From the Desk of the Cyber Committee, February 2026
As artificial intelligence (AI) becomes the digital heartbeat of urban life, the need to secure and govern smart-city ecosystems has never been greater. The newly released AFCEA Cybersecurity Committee White Paper, “Securing Smart Cities in the Age of AI” (Volume 1: Strategy, Governance and Recommendations), provides a groundbreaking blueprint for how governments, industries and communities can work together to create resilient, trustworthy and ethical AI-enabled cities.
Developed through a cross-sector collaboration between AFCEA, ASQ, IEEE and HISPI, this first volume synthesizes global research, federal frameworks and real-world insights to help civic leaders navigate the complex intersection of cybersecurity, AI governance and public trust.

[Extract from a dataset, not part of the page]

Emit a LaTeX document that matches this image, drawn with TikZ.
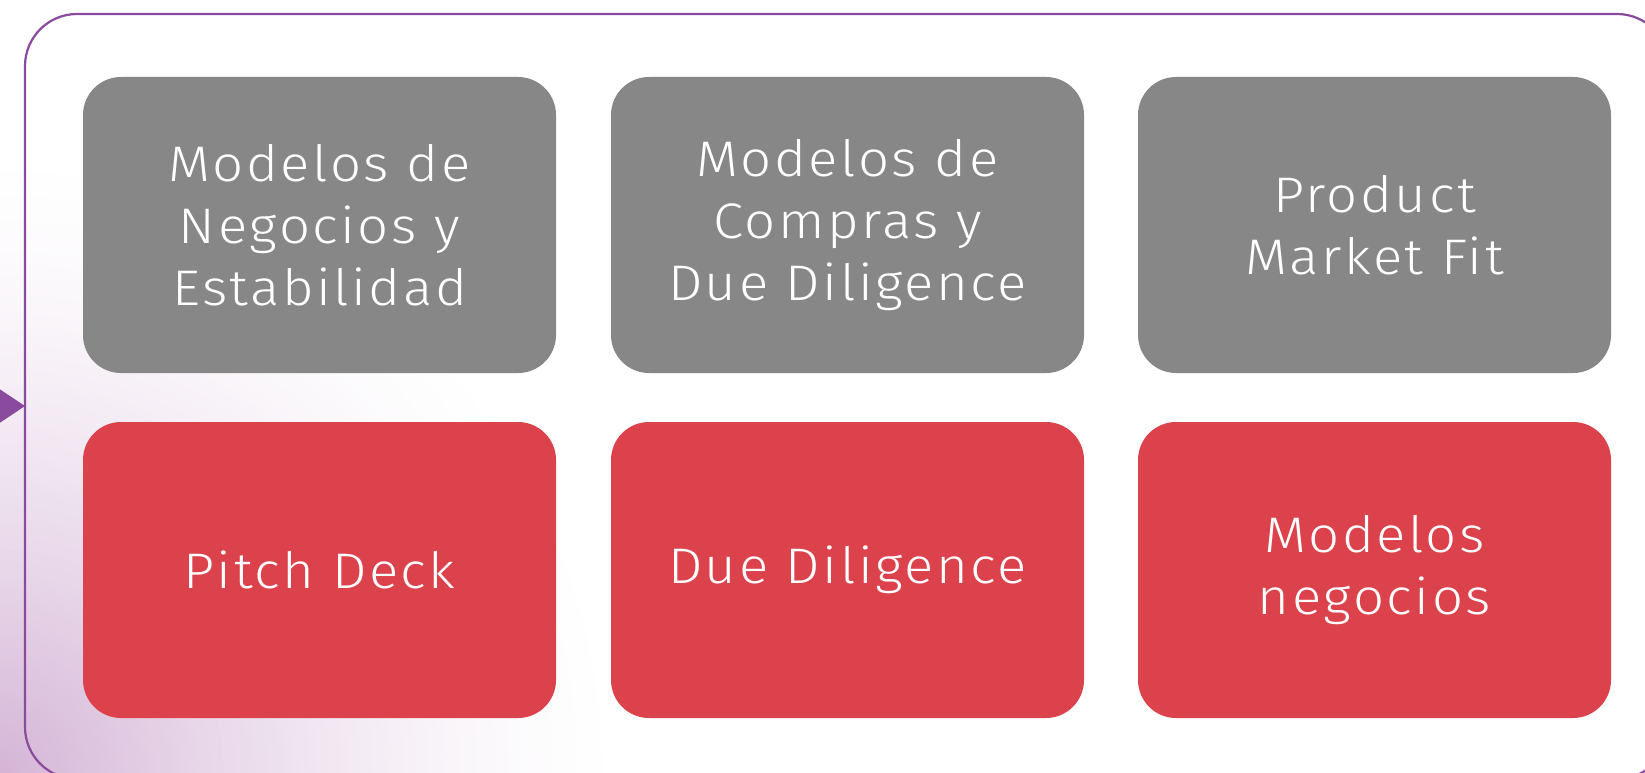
\documentclass[tikz,border=0pt]{standalone}
\usepackage{fontspec}
\newfontfamily\boxfont[LetterSpace=5,FakeStretch=1.09]{Fira Sans Light}
\definecolor{grayb}{HTML}{878787}
\definecolor{redb}{HTML}{DC424B}
\definecolor{purp}{HTML}{8A4A9D}
\definecolor{lav}{HTML}{D4B4D6}
\begin{document}
\begin{tikzpicture}[x=1pt,y=-1pt,
  card/.style={rounded corners=38pt, minimum width=473pt, minimum height=296pt,
    inner sep=0pt, text=white, align=center,
    font=\boxfont\fontsize{50}{62}\selectfont},
  graycard/.style={card, fill=grayb},
  redcard/.style={card, fill=redb},
  frame/.style={draw=purp, line width=2.2pt, rounded corners=52pt,
    minimum width=1644pt, minimum height=765pt, inner sep=0pt}]
\useasboundingbox (0,0) rectangle (1645,773);
\clip (0,0) rectangle (1645,773);
\fill[white] (0,0) rectangle (1645,773);
\foreach \i in {0,...,99}{
  \pgfmathsetmacro{\rr}{620*(1-\i/100)}
  \pgfmathsetmacro{\pc}{100*(\i/100)^1.5}
  \fill[lav!\pc!white] (0,773) circle [radius=\rr pt];
}
\node[frame] (frame) at (847,396.5) {};
\coordinate (tip) at (25,406);
\fill[purp] (tip) -- ++(-45,-30) -- ++(0,60) -- cycle;
\node[graycard] (g1) at (319.5,225) {Modelos de\\Negocios y\\Estabilidad};
\node[graycard] (g2) at (847.5,225) {Modelos de\\Compras y\\Due Diligence};
\node[graycard] (g3) at (1374.5,225) {Product\\Market Fit};
\node[redcard] (r1) at (319.5,570) {Pitch Deck};
\node[redcard] (r2) at (847.5,570) {Due Diligence};
\node[redcard] (r3) at (1374.5,570) {Modelos\\negocios};
\end{tikzpicture}
\end{document}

The white paper warns that as urban systems become increasingly data-driven and interconnected, the convergence of AI, information technology and operational technology is expanding the attack surface faster than existing defenses can evolve. Traditional cybersecurity models, built for isolated systems, cannot manage the adaptive, systemic risks emerging across transportation, health care, energy and emergency response networks.
To counter these threats, cities must shift from reactive protection to proactive governance, embedding accountability, transparency and ethical design into every stage of AI deployment. “Smart city deployments are no longer pilots,” the paper notes. “They’re battlegrounds for governance readiness.”

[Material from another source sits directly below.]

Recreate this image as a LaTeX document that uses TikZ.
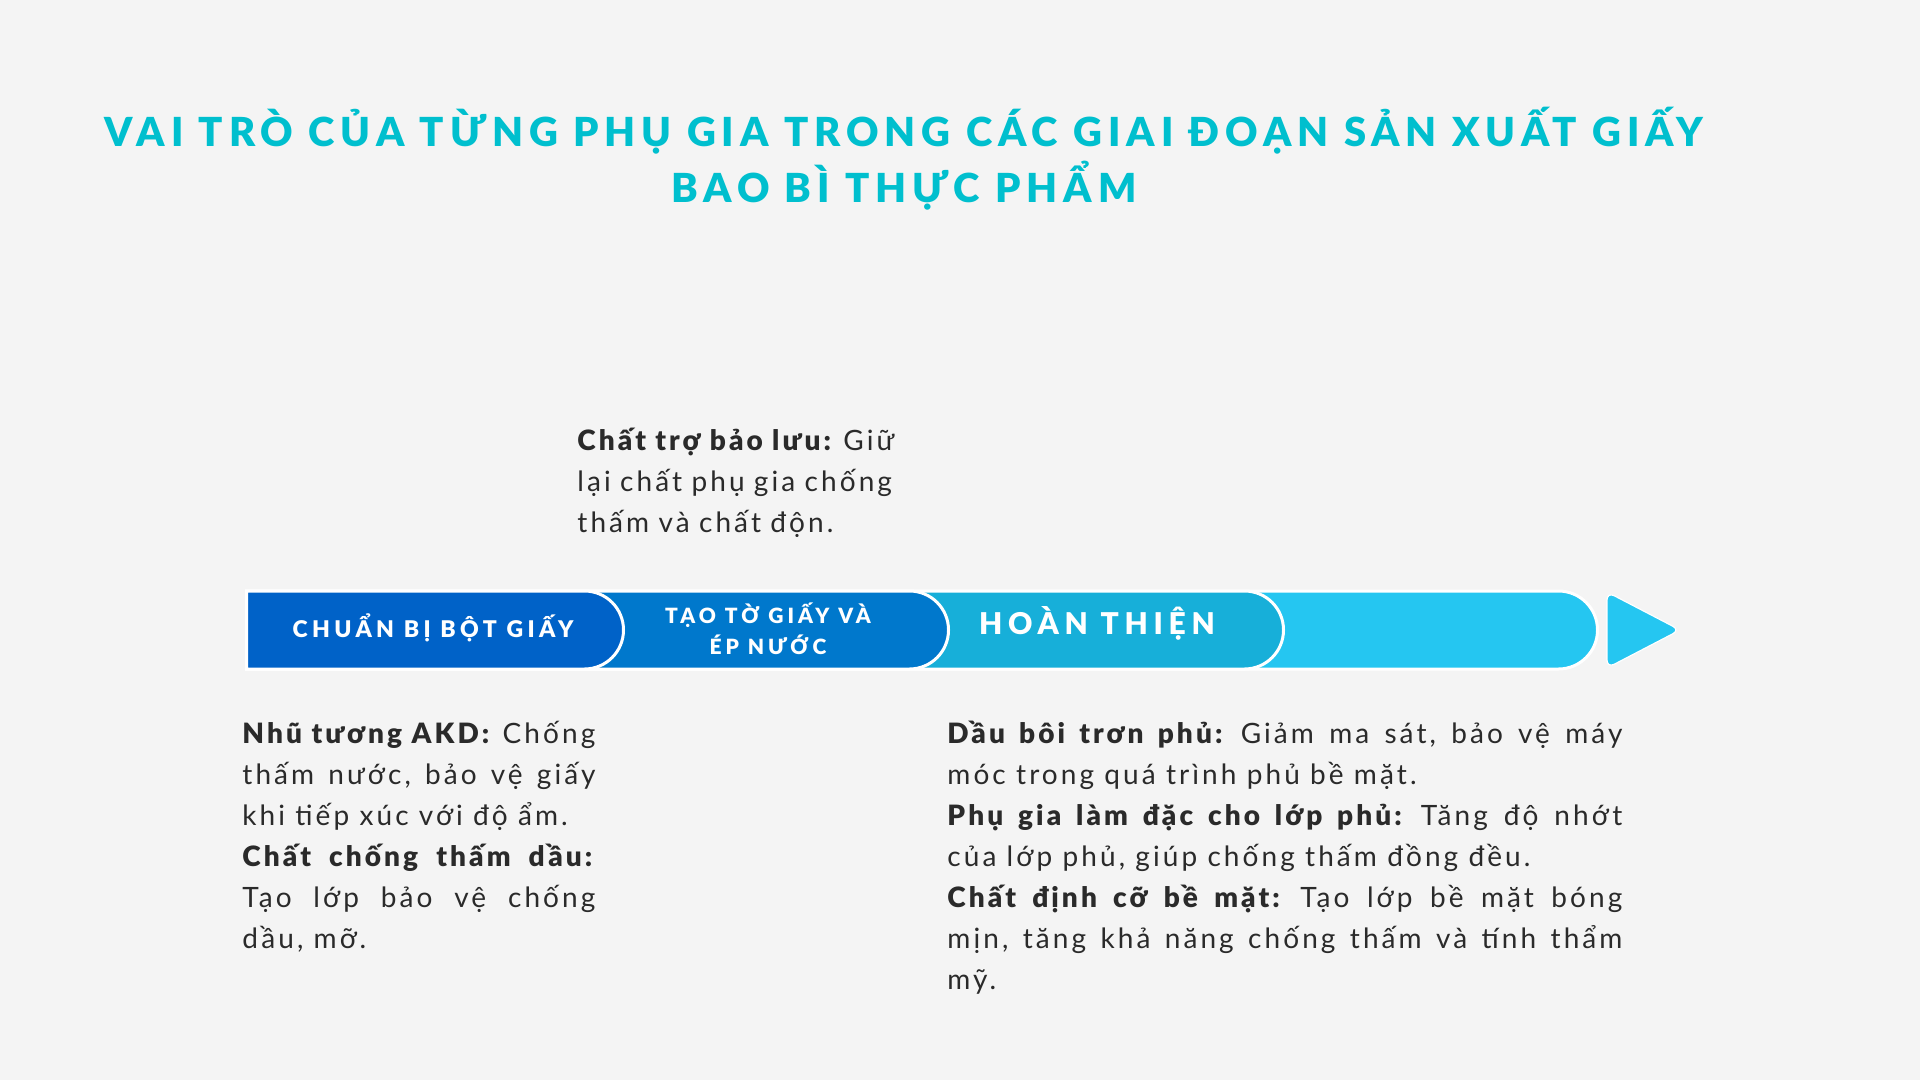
\documentclass[tikz,border=0pt]{standalone}
\usepackage{fontspec}
\newcommand\makefams[1]{%
	\setmainfont{Lato}[#1]%
	\newfontfamily\titlefont{Lato}[#1, LetterSpace=15]%
	\newfontfamily\stagefont{Lato}[#1, LetterSpace=19]%
	\newfontfamily\bodyfont{Lato}[#1, LetterSpace=11]%
}
\IfFontExistsTF{Lato Black}
	{\makefams{BoldFont={Lato Black}}}
	{\makefams{}}
\usetikzlibrary{positioning, shapes.misc}
\setlength{\parindent}{0pt}
\setlength{\parskip}{0pt}
\frenchspacing
\tolerance=9999
\hbadness=10000
\definecolor{paper}{HTML}{F4F4F4}
\definecolor{titlecol}{HTML}{00BFCE}
\definecolor{ink}{HTML}{2A2A2A}
\definecolor{stageA}{HTML}{0062C8}
\definecolor{stageB}{HTML}{0078CC}
\definecolor{stageC}{HTML}{17AFD9}
\definecolor{stageD}{HTML}{25C6F1}

\begin{document}
\begin{tikzpicture}[x=0.5pt, y=-0.5pt,
	stage/.style={rounded rectangle, rounded rectangle west arc=none, draw=white, line width=1.5pt, minimum height=39pt, inner sep=0pt, anchor=west},
	stagelabel/.style={text=white, align=center, inner sep=0pt},
	body/.style={text=ink, font=\bodyfont\fontsize{14}{20.5}\selectfont, inner sep=0pt, anchor=north west, align=justify}
	]
	\fill[paper] (0,0) rectangle (1920,1080);
	\useasboundingbox (0,0) rectangle (1920,1080);

	%Titulo
	\node[font=\titlefont\bfseries\fontsize{20}{28}\selectfont, text=titlecol, align=center] (title) at (904,159)
		{VAI TRÒ CỦA TỪNG PHỤ GIA TRONG CÁC GIAI ĐOẠN SẢN XUẤT GIẤY\\BAO BÌ THỰC PHẨM};

	%Barra de etapas (de tras para frente)
	\node[stage, fill=stageD, minimum width=675.5pt] (tail)   at (245,630) {};
	\node[stage, fill=stageC, minimum width=518.5pt] (finish) at (245,630) {};
	\node[stage, fill=stageB, minimum width=351pt]   (sheet)  at (245,630) {};
	\node[stage, fill=stageA, minimum width=188.5pt] (prep)   at (245,630) {};
	\filldraw[fill=stageD, draw=white, line width=0.6pt, rounded corners=4pt]
		(1607,592) -- (1680,630) -- (1607,668) -- cycle;

	\node[stagelabel, font=\stagefont\bfseries\fontsize{11.5}{13}\selectfont]     (lblPrep)   at (433,628)  {CHUẨN BỊ BỘT GIẤY};
	\node[stagelabel, font=\stagefont\bfseries\fontsize{10.5}{15.5}\selectfont]   (lblSheet)  at (768,629)  {TẠO TỜ GIẤY VÀ\\ÉP NƯỚC};
	\node[stagelabel, font=\stagefont\bfseries\fontsize{15}{18}\selectfont]       (lblFinish) at (1097,623) {HOÀN THIỆN};

	%Textos
	\node[body, text width=175pt, align=left] (retention) at (577,421)
		{\strut\textbf{Chất trợ bảo lưu:} Giữ\\lại chất phụ gia chống\\thấm và chất độn.};
	\node[body, text width=176.5pt] (akd) at (242,714)
		{\strut\textbf{Nhũ tương AKD:} Chống\linebreak thấm nước, bảo vệ giấy\linebreak khi tiếp xúc với độ ẩm.\par
		\textbf{Chất chống thấm dầu:}\linebreak Tạo lớp bảo vệ chống\linebreak dầu, mỡ.};
	\node[body, text width=337.5pt] (coating) at (947,714)
		{\strut\textbf{Dầu bôi trơn phủ:} Giảm ma sát, bảo vệ máy\linebreak móc trong quá trình phủ bề mặt.\par
		\textbf{Phụ gia làm đặc cho lớp phủ:} Tăng độ nhớt\linebreak của lớp phủ, giúp chống thấm đồng đều.\par
		\textbf{Chất định cỡ bề mặt:} Tạo lớp bề mặt bóng\linebreak mịn, tăng khả năng chống thấm và tính thẩm\linebreak mỹ.};
\end{tikzpicture}
\end{document}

Volume 1 outlines five interdependent strategies to secure the future of intelligent urban systems from localizing frameworks to mandating algorithmic impact assessments.

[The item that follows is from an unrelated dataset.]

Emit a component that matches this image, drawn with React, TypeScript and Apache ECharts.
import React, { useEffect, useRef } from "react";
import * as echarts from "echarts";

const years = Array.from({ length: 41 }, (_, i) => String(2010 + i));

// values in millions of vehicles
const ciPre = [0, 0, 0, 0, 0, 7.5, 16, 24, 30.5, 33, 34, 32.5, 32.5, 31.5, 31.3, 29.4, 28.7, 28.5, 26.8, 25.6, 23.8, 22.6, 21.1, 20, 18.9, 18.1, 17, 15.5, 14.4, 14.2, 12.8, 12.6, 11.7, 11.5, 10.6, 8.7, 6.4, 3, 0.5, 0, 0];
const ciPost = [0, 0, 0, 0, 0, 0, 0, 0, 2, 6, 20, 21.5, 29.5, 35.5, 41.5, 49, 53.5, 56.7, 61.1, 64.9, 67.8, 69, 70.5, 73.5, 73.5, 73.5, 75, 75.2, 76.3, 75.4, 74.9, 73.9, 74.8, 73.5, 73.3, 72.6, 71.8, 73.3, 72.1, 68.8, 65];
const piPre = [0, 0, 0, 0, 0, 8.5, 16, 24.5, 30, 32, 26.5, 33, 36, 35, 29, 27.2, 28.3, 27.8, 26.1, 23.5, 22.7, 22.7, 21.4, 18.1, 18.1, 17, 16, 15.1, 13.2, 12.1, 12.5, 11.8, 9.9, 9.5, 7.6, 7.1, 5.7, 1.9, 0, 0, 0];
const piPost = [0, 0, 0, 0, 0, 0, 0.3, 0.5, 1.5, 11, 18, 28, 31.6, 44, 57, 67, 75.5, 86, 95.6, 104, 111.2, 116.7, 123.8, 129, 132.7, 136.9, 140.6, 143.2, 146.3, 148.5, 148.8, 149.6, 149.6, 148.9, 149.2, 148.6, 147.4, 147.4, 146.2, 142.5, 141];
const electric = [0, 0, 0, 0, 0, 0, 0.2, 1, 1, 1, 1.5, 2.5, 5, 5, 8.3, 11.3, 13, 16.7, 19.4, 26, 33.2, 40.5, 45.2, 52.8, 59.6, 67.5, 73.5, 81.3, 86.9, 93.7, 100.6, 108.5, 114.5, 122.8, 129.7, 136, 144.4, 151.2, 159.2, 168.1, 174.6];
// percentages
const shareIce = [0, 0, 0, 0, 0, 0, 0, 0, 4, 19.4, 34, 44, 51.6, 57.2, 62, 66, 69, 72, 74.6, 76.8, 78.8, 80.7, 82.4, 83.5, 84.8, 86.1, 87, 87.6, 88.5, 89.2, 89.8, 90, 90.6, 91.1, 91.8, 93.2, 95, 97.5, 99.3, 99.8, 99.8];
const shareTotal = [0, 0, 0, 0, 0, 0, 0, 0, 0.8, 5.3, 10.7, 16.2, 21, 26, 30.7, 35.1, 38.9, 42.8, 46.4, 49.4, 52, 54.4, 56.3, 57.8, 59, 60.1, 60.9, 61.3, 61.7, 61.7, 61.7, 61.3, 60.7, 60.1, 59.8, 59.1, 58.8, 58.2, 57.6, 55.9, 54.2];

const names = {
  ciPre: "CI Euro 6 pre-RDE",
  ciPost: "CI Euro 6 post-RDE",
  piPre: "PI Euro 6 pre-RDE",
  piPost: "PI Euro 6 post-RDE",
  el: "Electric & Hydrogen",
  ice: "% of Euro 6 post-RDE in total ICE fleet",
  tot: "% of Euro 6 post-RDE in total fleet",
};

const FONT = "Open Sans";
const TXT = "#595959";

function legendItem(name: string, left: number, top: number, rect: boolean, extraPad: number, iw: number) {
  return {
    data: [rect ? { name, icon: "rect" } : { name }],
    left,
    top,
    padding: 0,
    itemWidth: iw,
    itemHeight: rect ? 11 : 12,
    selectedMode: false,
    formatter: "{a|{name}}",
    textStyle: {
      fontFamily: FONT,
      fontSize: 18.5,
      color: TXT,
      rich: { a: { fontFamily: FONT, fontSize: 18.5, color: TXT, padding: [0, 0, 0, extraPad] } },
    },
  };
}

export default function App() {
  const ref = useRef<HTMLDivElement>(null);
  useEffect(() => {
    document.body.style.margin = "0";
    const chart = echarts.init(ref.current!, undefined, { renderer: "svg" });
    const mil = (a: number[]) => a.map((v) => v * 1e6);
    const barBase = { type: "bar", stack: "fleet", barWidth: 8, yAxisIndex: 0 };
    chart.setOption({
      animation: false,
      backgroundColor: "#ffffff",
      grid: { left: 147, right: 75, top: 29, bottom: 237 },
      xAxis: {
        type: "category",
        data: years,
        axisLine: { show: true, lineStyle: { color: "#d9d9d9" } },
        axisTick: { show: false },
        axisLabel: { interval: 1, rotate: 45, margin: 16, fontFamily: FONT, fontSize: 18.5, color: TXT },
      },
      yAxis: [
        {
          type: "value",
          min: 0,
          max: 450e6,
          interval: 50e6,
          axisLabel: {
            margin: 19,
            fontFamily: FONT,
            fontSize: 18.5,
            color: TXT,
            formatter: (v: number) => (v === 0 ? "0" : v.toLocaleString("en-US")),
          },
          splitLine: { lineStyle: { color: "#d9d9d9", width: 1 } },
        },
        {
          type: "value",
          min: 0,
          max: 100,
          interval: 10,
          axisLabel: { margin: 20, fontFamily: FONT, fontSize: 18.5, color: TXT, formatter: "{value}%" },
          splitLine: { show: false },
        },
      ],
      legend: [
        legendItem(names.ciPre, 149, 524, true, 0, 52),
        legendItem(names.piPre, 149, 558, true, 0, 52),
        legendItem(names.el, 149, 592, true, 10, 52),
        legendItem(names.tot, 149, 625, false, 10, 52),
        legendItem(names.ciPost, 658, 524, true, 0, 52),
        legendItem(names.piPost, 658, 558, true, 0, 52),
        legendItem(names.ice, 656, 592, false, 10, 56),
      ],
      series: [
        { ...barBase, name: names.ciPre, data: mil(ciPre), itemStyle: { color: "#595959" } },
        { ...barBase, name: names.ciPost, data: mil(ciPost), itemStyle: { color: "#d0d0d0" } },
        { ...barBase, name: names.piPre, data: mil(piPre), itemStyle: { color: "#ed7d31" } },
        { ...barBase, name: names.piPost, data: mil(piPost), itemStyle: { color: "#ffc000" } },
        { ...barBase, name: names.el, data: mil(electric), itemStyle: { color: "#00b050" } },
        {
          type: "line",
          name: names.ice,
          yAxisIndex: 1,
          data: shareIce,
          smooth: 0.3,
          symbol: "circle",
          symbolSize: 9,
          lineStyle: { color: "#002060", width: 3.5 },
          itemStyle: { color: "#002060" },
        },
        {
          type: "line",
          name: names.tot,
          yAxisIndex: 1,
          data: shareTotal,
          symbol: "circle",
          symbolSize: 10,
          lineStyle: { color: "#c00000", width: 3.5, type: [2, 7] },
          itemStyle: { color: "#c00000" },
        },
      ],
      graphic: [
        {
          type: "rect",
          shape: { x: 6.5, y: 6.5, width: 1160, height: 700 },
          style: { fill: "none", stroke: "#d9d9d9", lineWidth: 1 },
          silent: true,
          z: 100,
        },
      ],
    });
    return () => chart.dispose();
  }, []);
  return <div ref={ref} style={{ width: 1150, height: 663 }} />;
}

The paper positions AI governance as the next generation of civic infrastructure, an ethical framework as vital as roads or power grids. It calls for whole-of-government and whole-of-community collaboration, linking technologists, policymakers and citizens in codesigning secure and equitable futures.
AI will continue to reshape how cities operate, but whether that transformation builds trust or tension depends on leadership. This white paper offers a path forward: governance that is as intelligent as the systems it oversees.